Porosity

Visual understanding, concept and equation
porosity
petrophysics-101
Published

January 1, 2022

Figure 1: River’s Pebbles, no scale

Introduction

There is a good chance that any of you who read this, never heard about porosity or might be unfamiliar with the term. However, there is also a good chance that you already familiar with the introduction picture above (Figure 1). In a simplest explanation, this Figure 1 will be your starting point to understand porosity. By the end of his series, We will (hopefully) understand: “What is porosity”; “Why is it important”; “How we measure it”; and “Who benefits from it”.

The Basics

To put it simply as shown in the Figure 2 below, porosity is the “empty spaces” that lies between those pebbles. If we consider the whole dimension of the picture as the total volume, then the porosity is the comparison of the empty spaces between pebbles (illustrated by the yellow shading) vs the total volume (illustrated by multiplying length to width).

Figure 2: Yellow shading is empty spaces/porosity; X and Y are length and width

As illustrated in Figure 2, if we assume that the total volume is equal to total area of the picture (3 becomes 2 dimension), thus the porosity would be defined as total yellow area divided by total area (X*Y), and since yellow area is the total of empty spaces/ pore therefore:

\[ \phi = \frac{\sum_{Empty Spaces}}{X\times Y} \tag{1}\]

Figure 3: yellow shading is total empty spaces or porosity

Figure 4: Yellow shading is about 1/6.5 of total area

Using Figure 4 and Equation 1, assuming that the total area is equal to 6.5 unit, or 6.5x of most yellow area on the right side of the picture, then the porosity would be around 15.4%, as shown in the calculation below:

\[ \phi = \frac{\sum_{Empty Spaces}}{X\times Y} = 1/6.5 = 0.154 \]

Unit of Porosity

In the world of petrophysics, the porosity is calculated as value in v/v unit, decp, p.u. (porosity unit), or percentage. It is basically unitless. Which means, it can be written as 0.154 (decimal), 15.4% (percentage) , or 15.4 p.u. (porosity unit) . The latter is a personal recommendation from the author.

The Importance

Now that you get the idea of “what” is porosity, you were probably start questioning why should we understand it in oil and gas world? Why is it important to us? The short answer is… because it is where your oil and gas kept beneath the earth. It gives the idea how much is your oil and gas.

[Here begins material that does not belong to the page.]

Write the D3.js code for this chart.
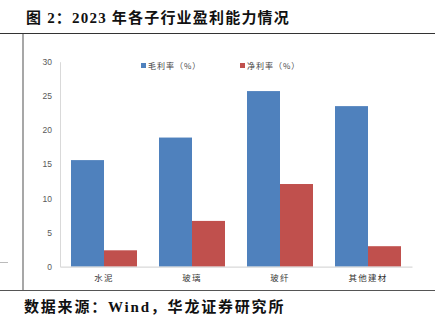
<!DOCTYPE html>
<html>
<head>
<meta charset="utf-8">
<script src="https://cdn.jsdelivr.net/npm/d3@7"></script>
<style>
  html, body { margin: 0; padding: 0; background: #fff; }
  svg { display: block; }
</style>
</head>
<body>
<script>
// 2023 profitability by sub-industry
const categories = ["水泥", "玻璃", "玻纤", "其他建材"];
const grossMargin = [15.6, 18.9, 25.7, 23.5];
const netMargin = [2.4, 6.7, 12.1, 3.0];
const seriesNames = ["毛利率（%）", "净利率（%）"];
const yTicks = [0, 5, 10, 15, 20, 25, 30];
const colors = ["#4F81BD", "#C0504D"];

const W = 447, H = 334;
const svg = d3.select("body").append("svg").attr("width", W).attr("height", H);

const cjk = "'Noto Sans CJK SC', 'Noto Sans', sans-serif";
const serifTitle = "'Liberation Serif', 'Noto Sans CJK SC', serif";

// Title and frame rules
svg.append("text")
  .attr("x", 26).attr("y", 23)
  .attr("font-family", serifTitle)
  .attr("font-weight", "bold")
  .attr("font-size", 15)
  .attr("letter-spacing", 1.2)
  .attr("fill", "#111")
  .text("图 2：2023 年各子行业盈利能力情况");

svg.append("line").attr("x1", 0).attr("x2", 435).attr("y1", 33.5).attr("y2", 33.5)
  .attr("stroke", "#333").attr("stroke-width", 1.2);
svg.append("line").attr("x1", 0).attr("x2", 435).attr("y1", 290.5).attr("y2", 290.5)
  .attr("stroke", "#555").attr("stroke-width", 1.2);
svg.append("line").attr("x1", 23).attr("x2", 23).attr("y1", 34).attr("y2", 290)
  .attr("stroke", "#8a8a8a").attr("stroke-width", 1.5);
svg.append("line").attr("x1", 0).attr("x2", 8).attr("y1", 262.5).attr("y2", 262.5)
  .attr("stroke", "#bbb").attr("stroke-width", 1);

svg.append("text")
  .attr("x", 24).attr("y", 312)
  .attr("font-family", serifTitle)
  .attr("font-weight", "bold")
  .attr("font-size", 15)
  .attr("letter-spacing", 1.8)
  .attr("fill", "#111")
  .text("数据来源：Wind，华龙证券研究所");

// Plot area
const plot = { left: 60, right: 412, top: 61.7, bottom: 266.7 };

const x0 = d3.scaleBand().domain(categories)
  .range([plot.left, plot.right]).paddingInner(0.25).paddingOuter(0.125);
const x1 = d3.scaleBand().domain([0, 1]).range([0, x0.bandwidth()]);
const y = d3.scaleLinear().domain([0, 30]).range([plot.bottom, plot.top]);

// Y axis
const yAxis = svg.append("g")
  .attr("transform", `translate(${plot.left},0)`)
  .call(d3.axisLeft(y).tickValues(yTicks).tickSize(0).tickPadding(8));
yAxis.select(".domain").attr("stroke", "#d9d9d9").attr("stroke-width", 1);
yAxis.selectAll("text")
  .attr("font-family", "'Liberation Sans', Arial, sans-serif")
  .attr("font-size", 8.5).attr("fill", "#595959");

// Bars
const data = categories.map((c, i) => ({ c, v: [grossMargin[i], netMargin[i]] }));
const groups = svg.append("g").selectAll("g").data(data).join("g")
  .attr("transform", d => `translate(${x0(d.c)},0)`);
groups.selectAll("rect").data(d => d.v.map((v, s) => ({ v, s }))).join("rect")
  .attr("x", d => x1(d.s))
  .attr("width", x1.bandwidth())
  .attr("y", d => y(d.v))
  .attr("height", d => y(0) - y(d.v))
  .attr("fill", d => colors[d.s]);

// X axis
const xAxis = svg.append("g")
  .attr("transform", `translate(0,${plot.bottom})`)
  .call(d3.axisBottom(x0).tickSize(0).tickPadding(8));
xAxis.select(".domain").attr("stroke", "#d9d9d9").attr("stroke-width", 1.2);
xAxis.selectAll("text")
  .attr("font-family", cjk)
  .attr("font-size", 8.5).attr("letter-spacing", 1.2).attr("fill", "#333");

// Legend
const legendX = [141, 240];
const legend = svg.append("g").selectAll("g").data(seriesNames).join("g")
  .attr("transform", (d, i) => `translate(${legendX[i]},65.5)`);
legend.append("rect").attr("x", 0).attr("y", -2.5).attr("width", 5).attr("height", 5)
  .attr("fill", (d, i) => colors[i]);
legend.append("text").attr("x", 7).attr("y", 3)
  .attr("font-family", cjk).attr("font-size", 8).attr("letter-spacing", 1).attr("fill", "#444")
  .text(d => d);
</script>
</body>
</html>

The long answer is, it will become the one of input to calculate reserve calculation through water saturation (Equation 2) and volumetric calculation (Equation 3), the basis of your reservoir characterization through rock typing, and if the rock quality is well-known enough, you can even determine the saturation from only porosity (Buckle Constant*).

\[ S_{w} = \sqrt{\frac{a \times R_{w}}{\phi \times R_{t}}} \tag{2}\]

\[ STOOIP = \frac{GRV_{e} \times NTG \times \phi \times (1-S_{w}) }{B_{o}} \tag{3}\]

Take volumetric calculation as an example. Porosity is affecting two factors here, water saturation using Sw from Archie’s Eq. and STOIIP. Messing up porosity, will make double errors in our final calculation of reserve.

The Measurement

Depending on how we measure it, porosity measurement can be classified into two groups. Direct measurement and Indirect measurement (which we will only discuss a bit).

Direct Measurement

Direct measurement of porosity is usually related to core data, where we have the real data of what we want to quantify (rock). Direct measurement relies on actual measurement, dimension, volume, pressure, etc. It can be done using several methods, from the simple one: caliper, to the complex one: Boyle’s law.

Indirect Measurement

Indirect measurement relies on physical properties of the rock that has implication to porosity. such as Hydrogen Index, Bulk Density and Slownees. This measurement usually related to logging data either Wireline or LWD (well-log measurement). The benefit of this measurement compare to direct measurement is its continuous measurement of data. Since core porosity is discontinuous and a luxury that not every company/petrophysicist has. What usually happen is the logging data is being used as main data to calculate porosity of the rock. While direct measurement of core porosity being used as calibration point for porosity from log (see Track Porosity at Figure 5 below). The most common indirect measurements are density, neutron, and sonic/acoustic.